The Core Four is now the Core Three.
After telling the Yankees last fall to forge ahead without him, Andy Pettitte will officially announce his retirement Friday morning at Yankee Stadium.
Pettitte’s last appearance was Game 3 of the American League Championship Series when he fell to Cliff Lee in an 8-2 loss. A year earlier, he won four postseason games, including three series clinchers as he, Derek Jeter, Jorge Posada and Mariano Rivera became five-time champions.
When the Yankees failed to lure Lee this offseason, they were hoping Pettitte, 38, would return for one more run. The dominant left-hander, though, seemed to hint at retirement frequently during 2010, when he lamented missing time with his family in Texas.

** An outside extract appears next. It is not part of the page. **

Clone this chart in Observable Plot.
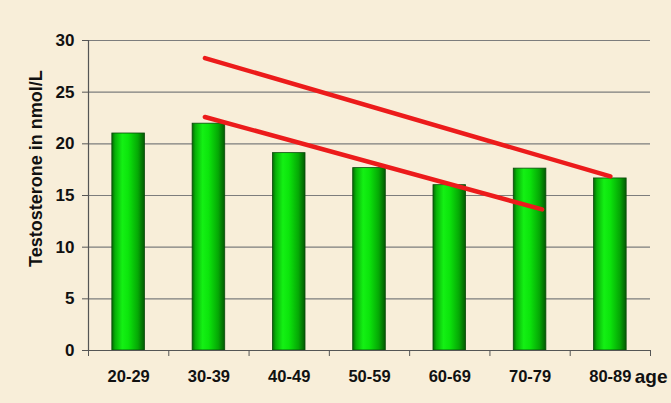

“Those off-days get hard, trying to fly home to see your family for a day, 24 hours,” Pettitte said after Game 6. “That’s a tough deal. The kids are getting to an age where I want to be home. But I also know how important what I do is. I’m a man and this is my job.
“This is all I’ve ever known as an adult. … I want to make sure I fully exhaust myself of this and run it out.”
Pettitte’s career ended as an All-Star. Although he missed two months with a left groin injury, he finished 11-3 with a 3.28 ERA in 21 starts and then won Game 2 of the American League Division Series in Minnesota.
He leaves behind a thin rotation that could feature Ivan Nova, Sergio Mitre or Bartolo Colon in the four spot for Joe Girardi.
What we’ll miss most about Andy Pettitte:
1 The stare: Any Yankee fan has seen the look. It is the bill of the cap meeting his glove to cover a locked-in face. Pettitte’s unmatched focus made him a big-game pitcher.
2 The work ethic: Pettitte’s work ethic is among the best in the game. He was frequently seen jogging along the warning track in an empty stadium hours before first pitch. Perhaps he’s best remembered for taking to the track in a driving rainstorm the night before his start was pushed back in Game 6 of the 2009 ALCS.
3 The reliability: The Yankees always knew what they were getting from Pettitte — at least six innings of old-fashioned effort. Oh how they’ll miss that this season while witnessing A.J. Burnett’s antics.
4 The cutter: Mariano Rivera is best known for the cutter — a pitch he developed in 1997 — but Pettitte could be just as lethal with it. Along with his fastball, the cutter became a trademark of his repertoire.
5 The postseason: Big names such as Roger Clemens, David Cone, Mike Mussina and David Wells have started plenty of playoff games but nobody has more October wins than Pettitte. The guy is straight clutch.